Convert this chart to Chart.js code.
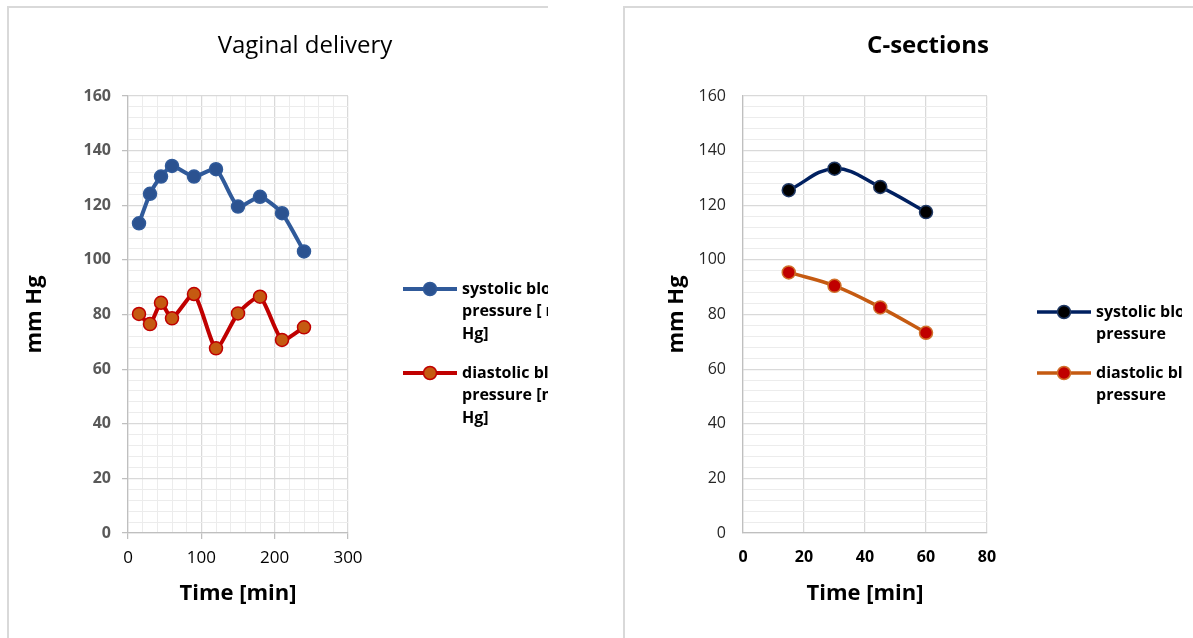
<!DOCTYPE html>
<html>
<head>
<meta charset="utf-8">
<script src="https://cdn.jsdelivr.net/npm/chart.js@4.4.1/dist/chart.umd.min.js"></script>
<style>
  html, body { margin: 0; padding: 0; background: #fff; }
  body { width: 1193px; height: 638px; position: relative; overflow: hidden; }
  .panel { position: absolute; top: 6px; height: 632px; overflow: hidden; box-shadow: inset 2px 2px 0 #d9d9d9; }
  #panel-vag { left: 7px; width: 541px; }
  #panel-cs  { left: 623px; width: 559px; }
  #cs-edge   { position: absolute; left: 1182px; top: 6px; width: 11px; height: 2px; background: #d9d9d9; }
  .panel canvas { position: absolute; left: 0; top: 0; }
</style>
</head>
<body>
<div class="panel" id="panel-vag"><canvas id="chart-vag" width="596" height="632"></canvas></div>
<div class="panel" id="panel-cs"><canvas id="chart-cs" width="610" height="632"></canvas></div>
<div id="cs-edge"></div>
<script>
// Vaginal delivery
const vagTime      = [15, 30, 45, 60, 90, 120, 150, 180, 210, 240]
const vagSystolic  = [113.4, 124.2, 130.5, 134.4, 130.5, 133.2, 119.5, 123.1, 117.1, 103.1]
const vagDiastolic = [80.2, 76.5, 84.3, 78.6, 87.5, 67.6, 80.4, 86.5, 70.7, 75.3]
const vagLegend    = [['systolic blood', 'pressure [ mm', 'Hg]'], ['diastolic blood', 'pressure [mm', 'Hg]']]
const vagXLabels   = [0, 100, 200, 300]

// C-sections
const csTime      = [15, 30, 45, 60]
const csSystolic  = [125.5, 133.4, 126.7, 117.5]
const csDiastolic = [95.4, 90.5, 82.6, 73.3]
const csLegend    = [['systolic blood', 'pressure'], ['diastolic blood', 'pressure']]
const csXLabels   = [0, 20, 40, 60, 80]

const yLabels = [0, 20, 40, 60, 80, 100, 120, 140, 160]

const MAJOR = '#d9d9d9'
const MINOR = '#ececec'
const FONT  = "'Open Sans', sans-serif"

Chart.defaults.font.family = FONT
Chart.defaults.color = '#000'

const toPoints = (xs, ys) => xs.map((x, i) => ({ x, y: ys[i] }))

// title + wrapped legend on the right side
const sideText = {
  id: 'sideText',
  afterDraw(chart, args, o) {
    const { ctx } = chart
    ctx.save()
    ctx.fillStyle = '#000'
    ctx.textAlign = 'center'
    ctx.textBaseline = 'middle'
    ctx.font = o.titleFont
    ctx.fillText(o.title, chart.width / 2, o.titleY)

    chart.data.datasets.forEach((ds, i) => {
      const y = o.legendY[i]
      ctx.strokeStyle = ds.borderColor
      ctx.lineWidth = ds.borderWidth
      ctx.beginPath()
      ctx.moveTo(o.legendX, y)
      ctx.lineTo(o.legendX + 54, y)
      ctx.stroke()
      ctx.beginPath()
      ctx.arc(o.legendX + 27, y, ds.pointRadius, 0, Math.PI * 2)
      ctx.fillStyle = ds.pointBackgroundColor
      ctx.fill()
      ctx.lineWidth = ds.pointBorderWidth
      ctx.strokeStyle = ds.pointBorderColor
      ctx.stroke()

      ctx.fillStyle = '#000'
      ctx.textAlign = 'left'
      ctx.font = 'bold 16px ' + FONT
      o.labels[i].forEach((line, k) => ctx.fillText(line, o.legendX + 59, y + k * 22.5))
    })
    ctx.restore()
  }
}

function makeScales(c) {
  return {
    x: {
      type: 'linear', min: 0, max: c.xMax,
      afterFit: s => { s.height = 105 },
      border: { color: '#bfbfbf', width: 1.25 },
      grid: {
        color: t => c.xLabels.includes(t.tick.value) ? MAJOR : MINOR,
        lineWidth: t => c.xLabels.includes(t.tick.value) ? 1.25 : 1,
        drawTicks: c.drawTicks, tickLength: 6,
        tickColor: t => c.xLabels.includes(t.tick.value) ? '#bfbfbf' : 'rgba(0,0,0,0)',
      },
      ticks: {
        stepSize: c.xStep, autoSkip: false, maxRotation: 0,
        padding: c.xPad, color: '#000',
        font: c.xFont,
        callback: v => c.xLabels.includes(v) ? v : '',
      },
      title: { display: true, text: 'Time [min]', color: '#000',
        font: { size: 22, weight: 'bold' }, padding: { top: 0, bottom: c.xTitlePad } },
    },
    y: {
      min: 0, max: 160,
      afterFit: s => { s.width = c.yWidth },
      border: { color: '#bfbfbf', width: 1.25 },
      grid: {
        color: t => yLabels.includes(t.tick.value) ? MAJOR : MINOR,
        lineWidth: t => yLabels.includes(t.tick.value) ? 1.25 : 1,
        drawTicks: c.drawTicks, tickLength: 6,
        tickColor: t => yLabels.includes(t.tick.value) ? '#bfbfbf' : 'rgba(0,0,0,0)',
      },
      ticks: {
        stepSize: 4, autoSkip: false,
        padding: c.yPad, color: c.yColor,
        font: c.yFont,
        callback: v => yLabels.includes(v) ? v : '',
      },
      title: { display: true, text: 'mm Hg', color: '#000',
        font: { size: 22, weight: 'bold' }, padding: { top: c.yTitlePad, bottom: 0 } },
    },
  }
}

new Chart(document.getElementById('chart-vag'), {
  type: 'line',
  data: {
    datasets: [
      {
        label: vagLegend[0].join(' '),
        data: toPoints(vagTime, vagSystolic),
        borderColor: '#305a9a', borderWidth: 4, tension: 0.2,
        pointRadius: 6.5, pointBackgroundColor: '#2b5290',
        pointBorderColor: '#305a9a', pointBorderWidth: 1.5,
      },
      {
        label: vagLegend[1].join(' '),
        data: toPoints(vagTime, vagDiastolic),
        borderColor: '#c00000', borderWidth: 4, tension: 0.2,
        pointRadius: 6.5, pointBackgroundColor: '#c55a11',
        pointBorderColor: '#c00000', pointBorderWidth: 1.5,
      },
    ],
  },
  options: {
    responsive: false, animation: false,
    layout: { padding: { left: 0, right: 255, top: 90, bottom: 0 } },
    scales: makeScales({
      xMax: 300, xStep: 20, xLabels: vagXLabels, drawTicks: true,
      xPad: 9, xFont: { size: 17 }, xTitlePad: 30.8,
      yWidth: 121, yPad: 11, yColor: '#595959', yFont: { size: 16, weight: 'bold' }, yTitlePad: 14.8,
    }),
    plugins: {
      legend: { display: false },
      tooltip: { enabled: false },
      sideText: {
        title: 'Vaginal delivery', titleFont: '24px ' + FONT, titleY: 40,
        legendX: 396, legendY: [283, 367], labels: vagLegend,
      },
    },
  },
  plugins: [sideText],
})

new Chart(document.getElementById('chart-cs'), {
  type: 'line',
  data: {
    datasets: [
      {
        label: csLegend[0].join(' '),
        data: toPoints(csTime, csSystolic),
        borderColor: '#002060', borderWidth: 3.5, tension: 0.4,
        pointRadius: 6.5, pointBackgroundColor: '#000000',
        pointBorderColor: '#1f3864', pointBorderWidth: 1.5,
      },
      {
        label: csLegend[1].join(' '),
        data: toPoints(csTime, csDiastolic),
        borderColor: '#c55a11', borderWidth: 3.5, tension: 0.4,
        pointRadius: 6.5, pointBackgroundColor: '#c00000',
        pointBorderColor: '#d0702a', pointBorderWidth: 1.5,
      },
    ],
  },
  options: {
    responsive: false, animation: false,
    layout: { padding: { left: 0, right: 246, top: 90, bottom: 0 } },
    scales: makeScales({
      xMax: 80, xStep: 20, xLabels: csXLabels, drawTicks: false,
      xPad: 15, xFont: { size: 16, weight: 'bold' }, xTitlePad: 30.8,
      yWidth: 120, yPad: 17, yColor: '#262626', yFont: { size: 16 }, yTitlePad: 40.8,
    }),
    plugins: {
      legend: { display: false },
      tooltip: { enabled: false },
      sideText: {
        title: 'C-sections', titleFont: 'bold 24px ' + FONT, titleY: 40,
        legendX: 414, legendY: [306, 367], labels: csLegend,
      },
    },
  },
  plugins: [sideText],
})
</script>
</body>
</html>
==================================================
TO BE DONE
Make an exact copy of the lines from the top of the material through the line with "const toPoints = (xs, ys)", pictures excluded.

ANSWER FOR THE TASK
Convert this chart to Chart.js code.
<!DOCTYPE html>
<html>
<head>
<meta charset="utf-8">
<script src="https://cdn.jsdelivr.net/npm/chart.js@4.4.1/dist/chart.umd.min.js"></script>
<style>
  html, body { margin: 0; padding: 0; background: #fff; }
  body { width: 1193px; height: 638px; position: relative; overflow: hidden; }
  .panel { position: absolute; top: 6px; height: 632px; overflow: hidden; box-shadow: inset 2px 2px 0 #d9d9d9; }
  #panel-vag { left: 7px; width: 541px; }
  #panel-cs  { left: 623px; width: 559px; }
  #cs-edge   { position: absolute; left: 1182px; top: 6px; width: 11px; height: 2px; background: #d9d9d9; }
  .panel canvas { position: absolute; left: 0; top: 0; }
</style>
</head>
<body>
<div class="panel" id="panel-vag"><canvas id="chart-vag" width="596" height="632"></canvas></div>
<div class="panel" id="panel-cs"><canvas id="chart-cs" width="610" height="632"></canvas></div>
<div id="cs-edge"></div>
<script>
// Vaginal delivery
const vagTime      = [15, 30, 45, 60, 90, 120, 150, 180, 210, 240]
const vagSystolic  = [113.4, 124.2, 130.5, 134.4, 130.5, 133.2, 119.5, 123.1, 117.1, 103.1]
const vagDiastolic = [80.2, 76.5, 84.3, 78.6, 87.5, 67.6, 80.4, 86.5, 70.7, 75.3]
const vagLegend    = [['systolic blood', 'pressure [ mm', 'Hg]'], ['diastolic blood', 'pressure [mm', 'Hg]']]
const vagXLabels   = [0, 100, 200, 300]

// C-sections
const csTime      = [15, 30, 45, 60]
const csSystolic  = [125.5, 133.4, 126.7, 117.5]
const csDiastolic = [95.4, 90.5, 82.6, 73.3]
const csLegend    = [['systolic blood', 'pressure'], ['diastolic blood', 'pressure']]
const csXLabels   = [0, 20, 40, 60, 80]

const yLabels = [0, 20, 40, 60, 80, 100, 120, 140, 160]

const MAJOR = '#d9d9d9'
const MINOR = '#ececec'
const FONT  = "'Open Sans', sans-serif"

Chart.defaults.font.family = FONT
Chart.defaults.color = '#000'

const toPoints = (xs, ys) => xs.map((x, i) => ({ x, y: ys[i] }))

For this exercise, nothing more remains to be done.